«L’exception française»

Caméra-stylo, programme n°115 |

On peut railler autant qu’on veut l’esprit gaulois, mais force est de constater que le cinéma français possède une vitalité à nulle autre pareille. Certes, les producteurs connaissent à l’heure actuelle des temps plus difficiles suite au désengagement partiel de Canal + (dont l’apport a été considérable), mais d’autres possibilités de ressources pointent déjà à l’horizon (crédit impôts, plus grande contribution du DVD au financement des films, etc..). Au contraire des Américains qui, depuis toujours, considèrent et vendent le cinéma comme un bien, les Français s’évertuent à le considérer comme un service, ce qui revient, dans le paysage libéral qui prévaut à l’heure actuelle, à faire une exception. Eh oui, dans la première guerre mondiale de la culture qui oppose les Etats-Unis au reste du monde, la France brandit haut l’étendard de l’exception culturelle. Porteuse d’une idée très forte et vivante du cinéma, ses stratégies de résistance culturelle ont heureusement fait école et ont incité quasi tous les pays d’Europe à se doter d’instruments étatiques en mesure de défendre la diversité.

Effets pervers

Ainsi dispensé, cet état des lieux pourrait presque passer pour idyllique. Las, la situation est quand même un peu plus complexe. Plusieurs représentants du cinéma d’auteur se sont élevés contre les perversités de l’exception française. Rêvant de battre Hollywood sur son propre terrain, quelques décideurs très décidés souhaitent faire du cinéma tricolore une redoutable machine de guerre commerciale en raflant le système d’aides à la production. Cette menace a engendré à Paris un débat passionnant, qui concerne d’ailleurs toute l’Europe, cette dernière ayant beaucoup suivi le modèle hexagonal dans sa politique de soutien au cinéma. La grande question qui a surgi de ce débat: l’exception française doit-elle favoriser les desseins d’un producteur comme Luc Besson dont les films ne servent guère la cause de la diversité? Certains esprits, plus alarmistes, estiment que le mal est déjà fait. Pour étayer leur diagnostic, ils mettent en avant le fait indubitable que les films à petit et à moyen budget peinent de plus en plus à trouver leur financement, alors que les grosses productions, susceptibles de conquérir le marché mondial, attirent les millions comme le miel les mouches… Le danger de voir à l’avenir se multiplier des produits calibrés et donc insignifiants au détriment de films d’auteur est, selon eux, déjà une réalité incontournable – le montant astronomique atteint par le prochain Pirès («Double zéro») en atteste. Certes, la France reste toujours le doux pays où l’on tourne le plus grand nombre de premiers films, mais pour combien de temps encore?

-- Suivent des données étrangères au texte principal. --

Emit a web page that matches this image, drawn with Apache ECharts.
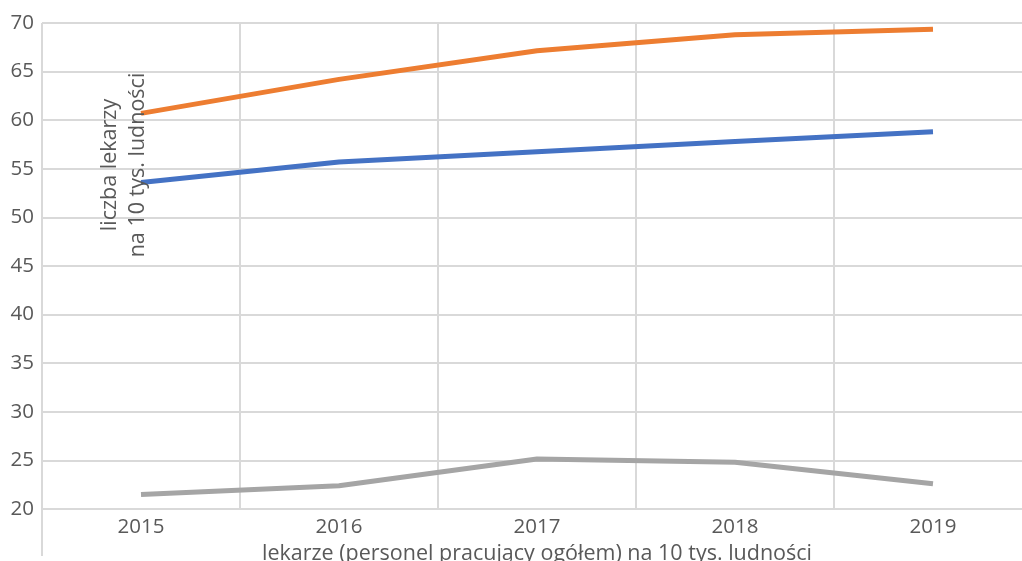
<!DOCTYPE html>
<html>
<head>
<meta charset="utf-8">
<script src="https://cdn.jsdelivr.net/npm/echarts@6/dist/echarts.min.js"></script>
<style>
  html, body { margin: 0; padding: 0; background: #fff; }
  #chart { width: 1022px; height: 561px; }
</style>
</head>
<body>
<div id="chart"></div>
<script>
// data
const years = ['2015', '2016', '2017', '2018', '2019']
const seriesOrange = [60.7, 64.2, 67.15, 68.8, 69.35]
const seriesBlue = [53.6, 55.7, 56.75, 57.8, 58.8]
const seriesGray = [21.5, 22.4, 25.15, 24.8, 22.6]

const textColor = '#595959'
const gridColor = '#d9d9d9'
const font = 'Open Sans'

const chart = echarts.init(document.getElementById('chart'))

function line (name, data, color) {
  return {
    name: name,
    type: 'line',
    data: data,
    symbol: 'none',
    smooth: false,
    lineStyle: { color: color, width: 5, cap: 'butt' },
    itemStyle: { color: color }
  }
}

const option = {
  animation: false,
  textStyle: { fontFamily: font },
  grid: {
    left: 42,
    top: 23,
    width: 990,
    height: 486,
    containLabel: false,
    outerBoundsMode: 'none'
  },
  xAxis: {
    type: 'category',
    data: years,
    boundaryGap: true,
    axisLine: { show: true, lineStyle: { color: gridColor, width: 2 } },
    axisTick: { show: false },
    splitLine: { show: true, interval: 0, lineStyle: { color: gridColor, width: 2 } },
    axisLabel: { color: textColor, fontSize: 20.5, fontFamily: font, margin: 8 },
    name: 'lekarze (personel pracujący ogółem) na 10 tys. ludności',
    nameLocation: 'middle',
    nameGap: 33,
    nameTextStyle: { color: textColor, fontSize: 21.5, fontFamily: font }
  },
  yAxis: {
    type: 'value',
    min: 20,
    max: 70,
    interval: 5,
    axisLine: { show: false },
    axisTick: { show: false },
    splitLine: { show: true, lineStyle: { color: gridColor, width: 2 } },
    axisLabel: { color: textColor, fontSize: 20.5, fontFamily: font, margin: 8 }
  },
  graphic: [
    {
      type: 'line',
      shape: { x1: 42, y1: 509, x2: 42, y2: 556 },
      style: { stroke: gridColor, lineWidth: 2 },
      silent: true
    },
    {
      type: 'text',
      x: 124,
      y: 165,
      rotation: Math.PI / 2,
      style: {
        text: 'liczba lekarzy\nna 10 tys. ludności',
        fill: textColor,
        font: '21.5px "Open Sans"',
        align: 'center',
        verticalAlign: 'middle',
        lineHeight: 28
      },
      z: 10
    }
  ],
  series: [
    line('orange', seriesOrange, '#ed7d31'),
    line('blue', seriesBlue, '#4472c4'),
    line('gray', seriesGray, '#a5a5a5')
  ]
}

option && chart.setOption(option)
</script>
</body>
</html>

Resnais, Rivette et les autres

Passion Cinéma a souhaité conjurer ces mauvais augures en consacrant à l’exception française un cycle «exceptionnel», puisqu’il comporte pas moins de quatre premières suisses! Ce programme de très grande qualité montre aussi que la France est sans doute la seule cinématographie où anciens et petits nouveaux parviennent à co-exister dans le système avec une relative harmonie. Partant, Alain Resnais, octogénaire, et Jacques Rivette, son cadet de quelques années, nous démontrent avec leurs deux derniers films en date, que, parfois, oui, la jeunesse peut attendre les années.